We were waiting for the traffic light to change.
"We can fix that," he said.
He looked about thirty in Mexican years and his English was excellent. Mexican years are like American years except that in Mexican years he could have been forty, no one could have guessed either way. Regardless, nothing about him would have led anyone to suspect that he was a coyote.
"We have resources that you wouldn’t believe."
"I know," I replied. "I’ve lived here for thirteen years, se como corre la agua."
Como corre la agua literally means how the water runs, a euphemism for understanding how things work, either in a general or specific way, or both.
We switched to Spanish.
"Your Spanish is good," he said.
"It has to be, imagine a gringo living out near La Presa and not speaking Spanish."
He laughed. I wanted the light to change. He was going to offer me a lot of money.
"Look," I told him, not wishing to give him another opportunity at a sales pitch, "I can’t cross illegals, I don’t care what you offer me. If it was my world, there would be no fence, no border, but it isn’t. I can’t do that for money, and I can’t do it for nothing."
The light changed, and he will find a driver and the driver will be paid handsomely. Coyotes cross pollos, or chickens so they are called, the illegals that somehow come up with just enough money for a shot in the land of gold, tierra del oro, the United States of America, land of the free and home of the minimum wage.
And the Chinese lady with her dead, head-bobbing chickens became the poster-child for my Polaroid moment as I entered the Dandy del Sur.
Time is just a snapshot, a moment captured here and there as this planet spins irrespective of humankind’s notion of her nature.

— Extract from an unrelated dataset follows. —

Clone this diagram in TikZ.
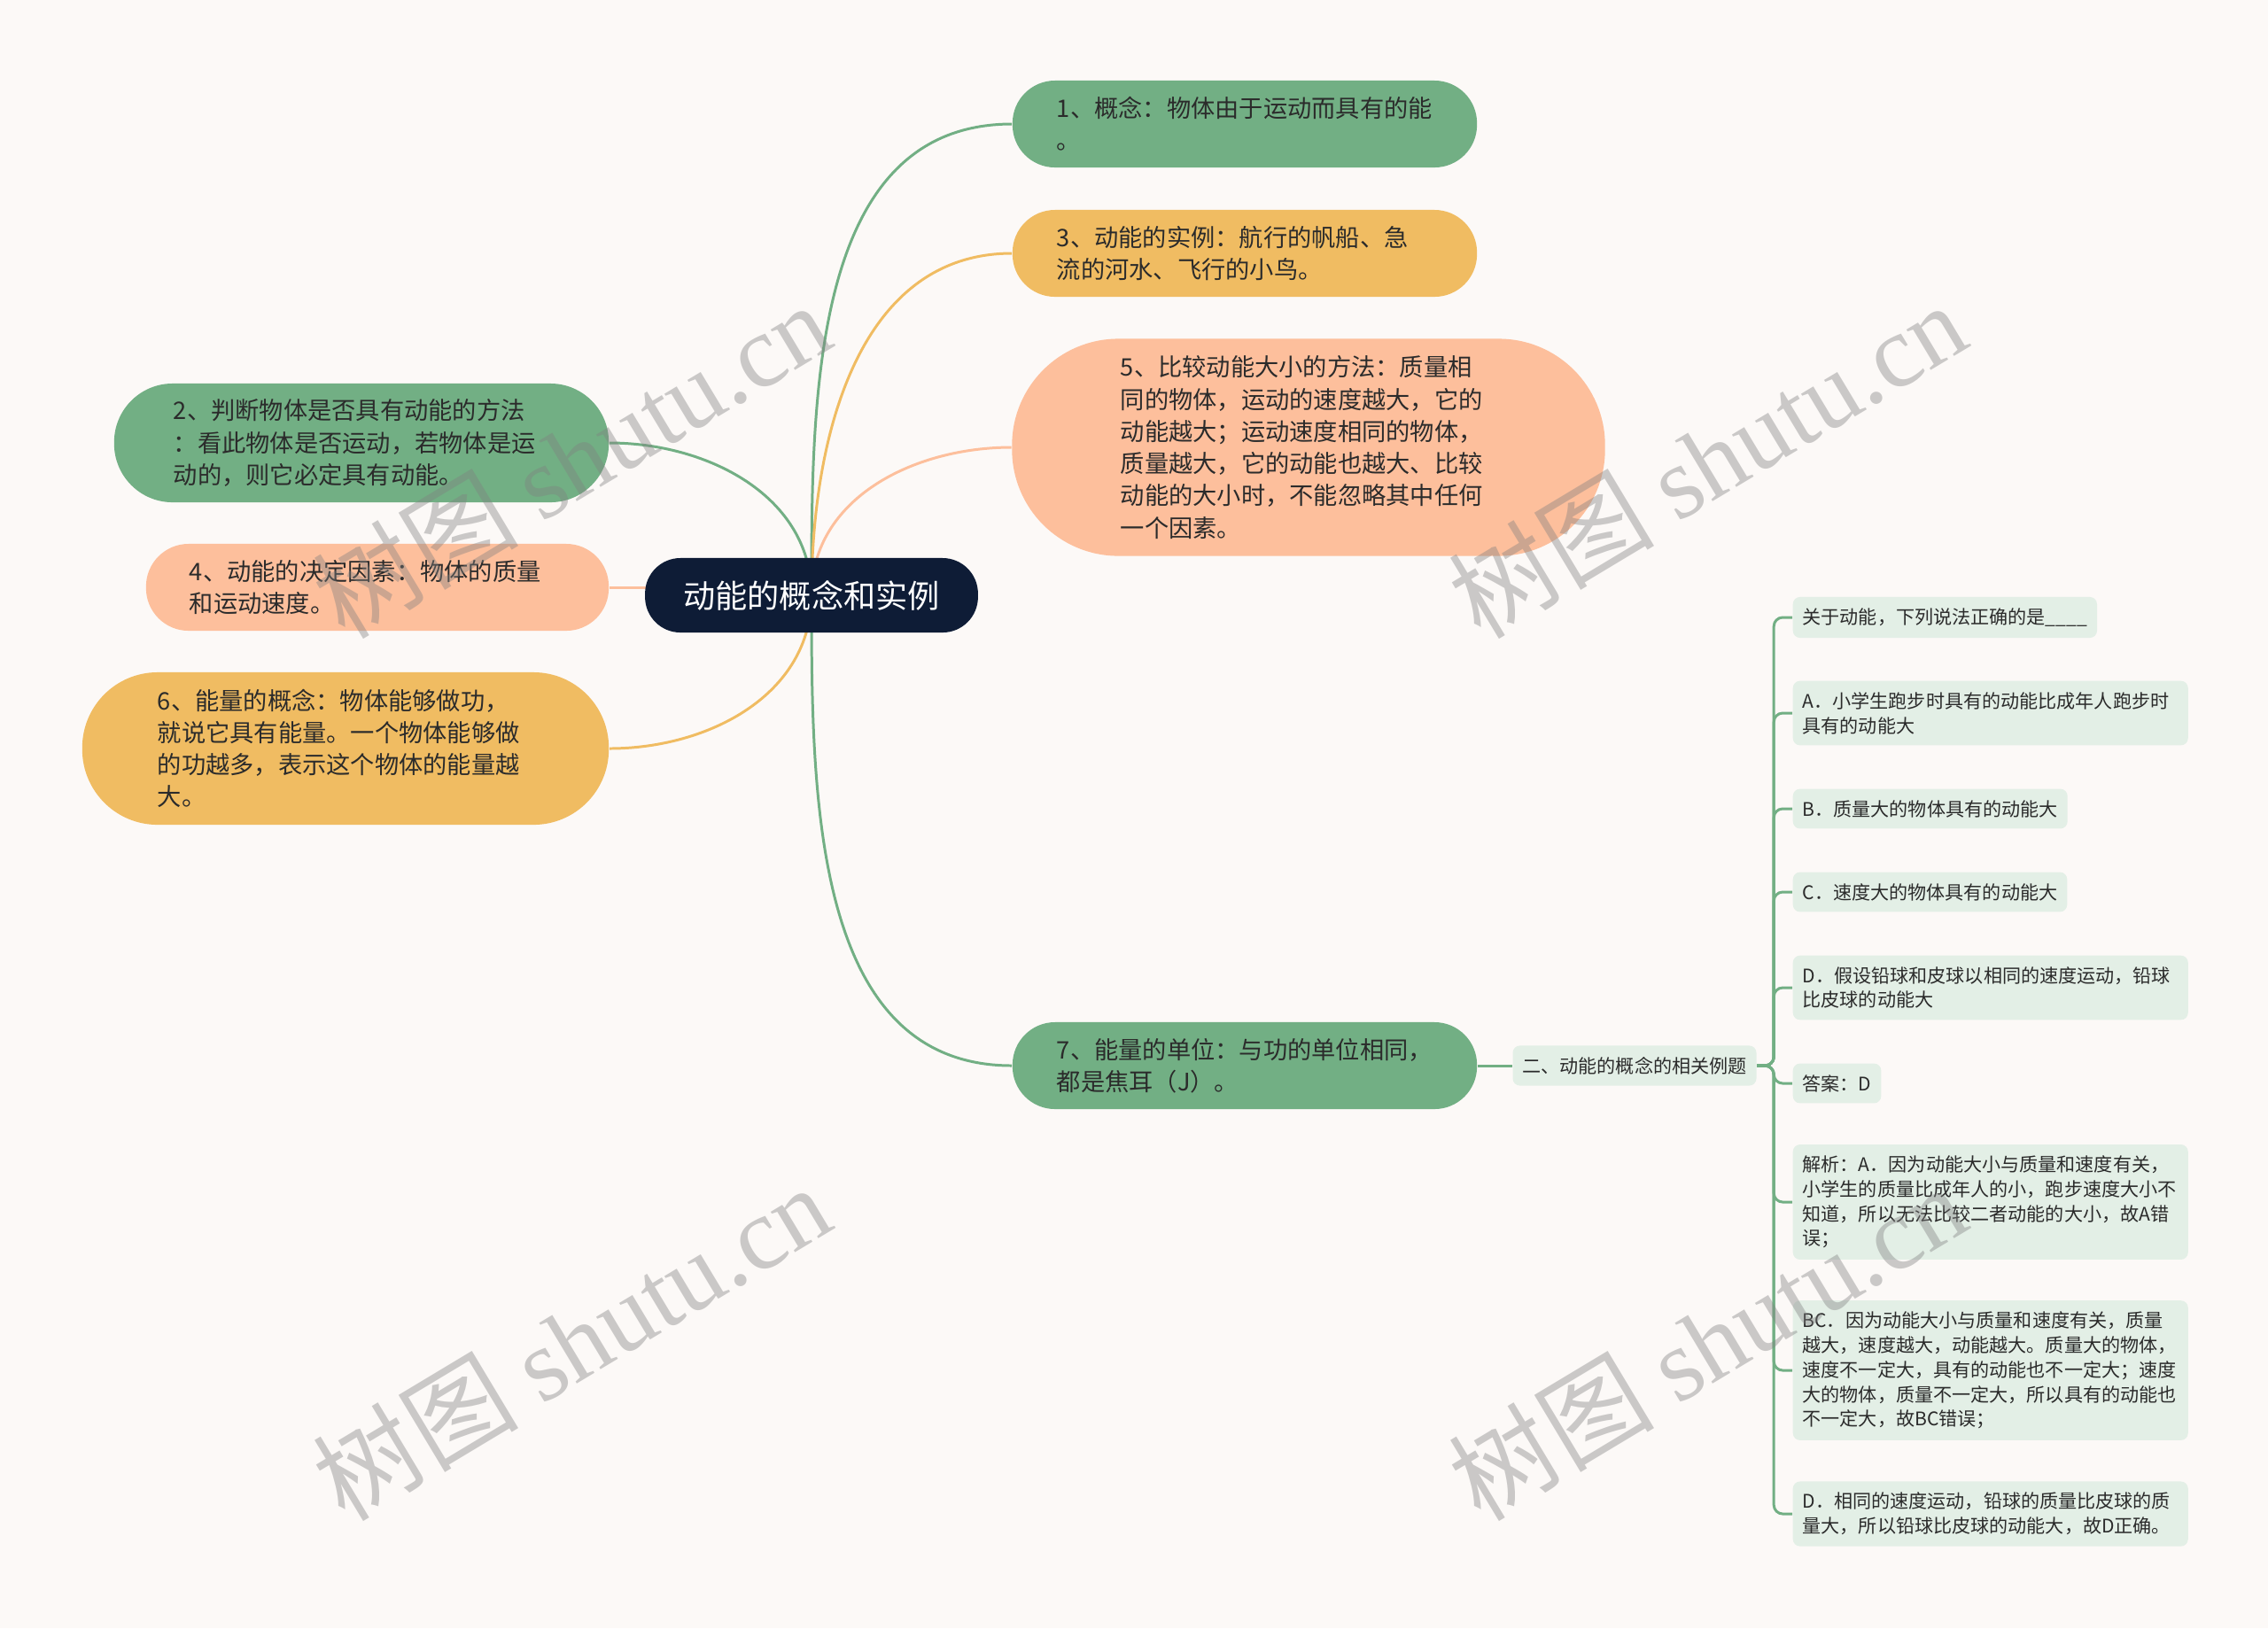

Or else, time is simply a picture frame for a moment in humanity. I suppose that it depends on which side of the big metal fence it is lived through.
As I gulped down my first Tecate in the Dandy del Sur, I thought about some little girl’s shirt blown out the back of a truck on a California freeway, a truck packed tight with undocumented Mexicans. I thought about a shirt never to be recovered and eventually being washed out to the Pacific Ocean to join other memories lost from the Land That Forgot Time.